Goal of the exercise
An exact copy of all the data is required, with pictures left out.

##### Information provided

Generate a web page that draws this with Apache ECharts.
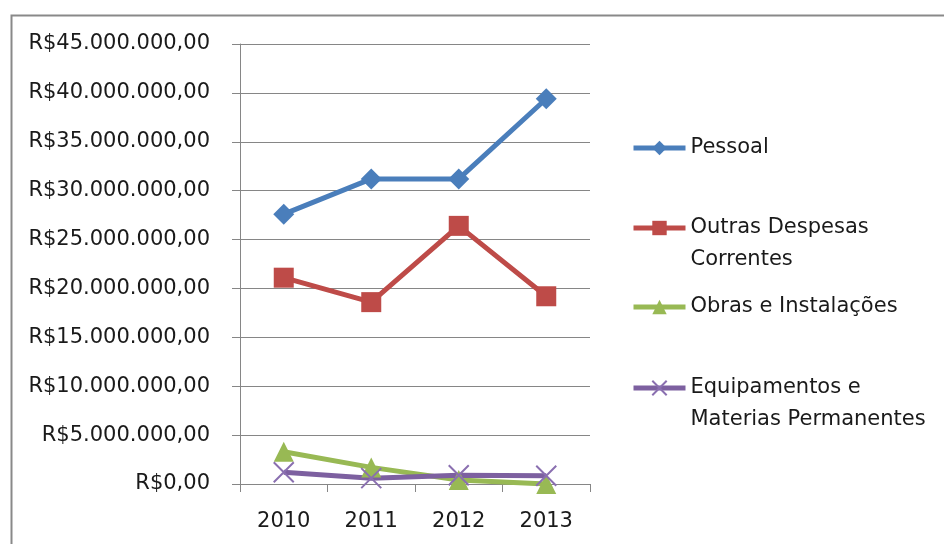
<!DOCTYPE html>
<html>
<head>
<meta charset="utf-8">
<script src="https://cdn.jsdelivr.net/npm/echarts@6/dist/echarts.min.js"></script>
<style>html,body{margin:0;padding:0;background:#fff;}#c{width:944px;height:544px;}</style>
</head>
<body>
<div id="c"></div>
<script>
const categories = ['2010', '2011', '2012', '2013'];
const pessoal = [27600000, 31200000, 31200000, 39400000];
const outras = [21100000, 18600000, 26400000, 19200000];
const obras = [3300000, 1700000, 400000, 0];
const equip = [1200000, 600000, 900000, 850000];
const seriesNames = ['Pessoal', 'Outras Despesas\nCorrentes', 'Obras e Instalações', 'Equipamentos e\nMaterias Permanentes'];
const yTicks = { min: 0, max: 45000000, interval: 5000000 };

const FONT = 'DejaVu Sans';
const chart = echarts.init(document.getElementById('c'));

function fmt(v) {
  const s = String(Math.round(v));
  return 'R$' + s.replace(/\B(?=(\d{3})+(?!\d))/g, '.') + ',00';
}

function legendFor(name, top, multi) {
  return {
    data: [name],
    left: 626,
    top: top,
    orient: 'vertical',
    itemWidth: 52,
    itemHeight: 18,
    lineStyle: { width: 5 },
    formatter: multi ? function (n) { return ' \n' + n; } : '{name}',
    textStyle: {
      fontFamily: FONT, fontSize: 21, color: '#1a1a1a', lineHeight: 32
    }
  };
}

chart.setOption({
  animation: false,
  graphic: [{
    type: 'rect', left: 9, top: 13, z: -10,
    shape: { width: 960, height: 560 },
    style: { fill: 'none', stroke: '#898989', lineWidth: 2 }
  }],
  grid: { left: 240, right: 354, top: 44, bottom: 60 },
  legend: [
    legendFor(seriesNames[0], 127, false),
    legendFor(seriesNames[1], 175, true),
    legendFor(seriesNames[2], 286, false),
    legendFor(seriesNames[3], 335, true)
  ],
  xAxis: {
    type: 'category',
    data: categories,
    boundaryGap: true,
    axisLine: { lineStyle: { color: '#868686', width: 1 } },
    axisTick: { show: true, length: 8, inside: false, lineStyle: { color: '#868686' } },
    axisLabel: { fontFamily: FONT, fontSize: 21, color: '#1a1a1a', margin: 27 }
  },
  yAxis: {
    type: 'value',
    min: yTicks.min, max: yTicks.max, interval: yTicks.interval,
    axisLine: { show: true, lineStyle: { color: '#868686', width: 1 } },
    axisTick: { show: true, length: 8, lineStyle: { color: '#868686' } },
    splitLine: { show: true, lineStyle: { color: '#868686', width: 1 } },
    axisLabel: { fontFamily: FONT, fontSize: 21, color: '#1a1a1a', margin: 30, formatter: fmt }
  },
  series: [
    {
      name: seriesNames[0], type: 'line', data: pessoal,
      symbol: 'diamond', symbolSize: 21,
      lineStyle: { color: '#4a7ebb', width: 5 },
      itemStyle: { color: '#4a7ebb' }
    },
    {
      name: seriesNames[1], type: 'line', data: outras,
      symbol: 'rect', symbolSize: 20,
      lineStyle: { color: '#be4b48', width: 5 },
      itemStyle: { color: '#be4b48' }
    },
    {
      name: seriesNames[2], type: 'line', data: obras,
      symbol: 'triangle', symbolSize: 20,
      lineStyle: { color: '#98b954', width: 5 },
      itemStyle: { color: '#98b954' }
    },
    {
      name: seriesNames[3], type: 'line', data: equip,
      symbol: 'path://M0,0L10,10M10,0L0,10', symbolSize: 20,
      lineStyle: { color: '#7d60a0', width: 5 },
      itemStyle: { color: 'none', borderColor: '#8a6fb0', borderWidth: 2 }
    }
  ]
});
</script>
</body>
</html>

##########

The result
Generate a web page that draws this with Apache ECharts.
<!DOCTYPE html>
<html>
<head>
<meta charset="utf-8">
<script src="https://cdn.jsdelivr.net/npm/echarts@6/dist/echarts.min.js"></script>
<style>html,body{margin:0;padding:0;background:#fff;}#c{width:944px;height:544px;}</style>
</head>
<body>
<div id="c"></div>
<script>
const categories = ['2010', '2011', '2012', '2013'];
const pessoal = [27600000, 31200000, 31200000, 39400000];
const outras = [21100000, 18600000, 26400000, 19200000];
const obras = [3300000, 1700000, 400000, 0];
const equip = [1200000, 600000, 900000, 850000];
const seriesNames = ['Pessoal', 'Outras Despesas\nCorrentes', 'Obras e Instalações', 'Equipamentos e\nMaterias Permanentes'];
const yTicks = { min: 0, max: 45000000, interval: 5000000 };

const FONT = 'DejaVu Sans';
const chart = echarts.init(document.getElementById('c'));

function fmt(v) {
  const s = String(Math.round(v));
  return 'R$' + s.replace(/\B(?=(\d{3})+(?!\d))/g, '.') + ',00';
}

function legendFor(name, top, multi) {
  return {
    data: [name],
    left: 626,
    top: top,
    orient: 'vertical',
    itemWidth: 52,
    itemHeight: 18,
    lineStyle: { width: 5 },
    formatter: multi ? function (n) { return ' \n' + n; } : '{name}',
    textStyle: {
      fontFamily: FONT, fontSize: 21, color: '#1a1a1a', lineHeight: 32
    }
  };
}

chart.setOption({
  animation: false,
  graphic: [{
    type: 'rect', left: 9, top: 13, z: -10,
    shape: { width: 960, height: 560 },
    style: { fill: 'none', stroke: '#898989', lineWidth: 2 }
  }],
  grid: { left: 240, right: 354, top: 44, bottom: 60 },
  legend: [
    legendFor(seriesNames[0], 127, false),
    legendFor(seriesNames[1], 175, true),
    legendFor(seriesNames[2], 286, false),
    legendFor(seriesNames[3], 335, true)
  ],
  xAxis: {
    type: 'category',
    data: categories,
    boundaryGap: true,
    axisLine: { lineStyle: { color: '#868686', width: 1 } },
    axisTick: { show: true, length: 8, inside: false, lineStyle: { color: '#868686' } },
    axisLabel: { fontFamily: FONT, fontSize: 21, color: '#1a1a1a', margin: 27 }
  },
  yAxis: {
    type: 'value',
    min: yTicks.min, max: yTicks.max, interval: yTicks.interval,
    axisLine: { show: true, lineStyle: { color: '#868686', width: 1 } },
    axisTick: { show: true, length: 8, lineStyle: { color: '#868686' } },
    splitLine: { show: true, lineStyle: { color: '#868686', width: 1 } },
    axisLabel: { fontFamily: FONT, fontSize: 21, color: '#1a1a1a', margin: 30, formatter: fmt }
  },
  series: [
    {
      name: seriesNames[0], type: 'line', data: pessoal,
      symbol: 'diamond', symbolSize: 21,
      lineStyle: { color: '#4a7ebb', width: 5 },
      itemStyle: { color: '#4a7ebb' }
    },
    {
      name: seriesNames[1], type: 'line', data: outras,
      symbol: 'rect', symbolSize: 20,
      lineStyle: { color: '#be4b48', width: 5 },
      itemStyle: { color: '#be4b48' }
    },
    {
      name: seriesNames[2], type: 'line', data: obras,
      symbol: 'triangle', symbolSize: 20,
      lineStyle: { color: '#98b954', width: 5 },
      itemStyle: { color: '#98b954' }
    },
    {
      name: seriesNames[3], type: 'line', data: equip,
      symbol: 'path://M0,0L10,10M10,0L0,10', symbolSize: 20,
      lineStyle: { color: '#7d60a0', width: 5 },
      itemStyle: { color: 'none', borderColor: '#8a6fb0', borderWidth: 2 }
    }
  ]
});
</script>
</body>
</html>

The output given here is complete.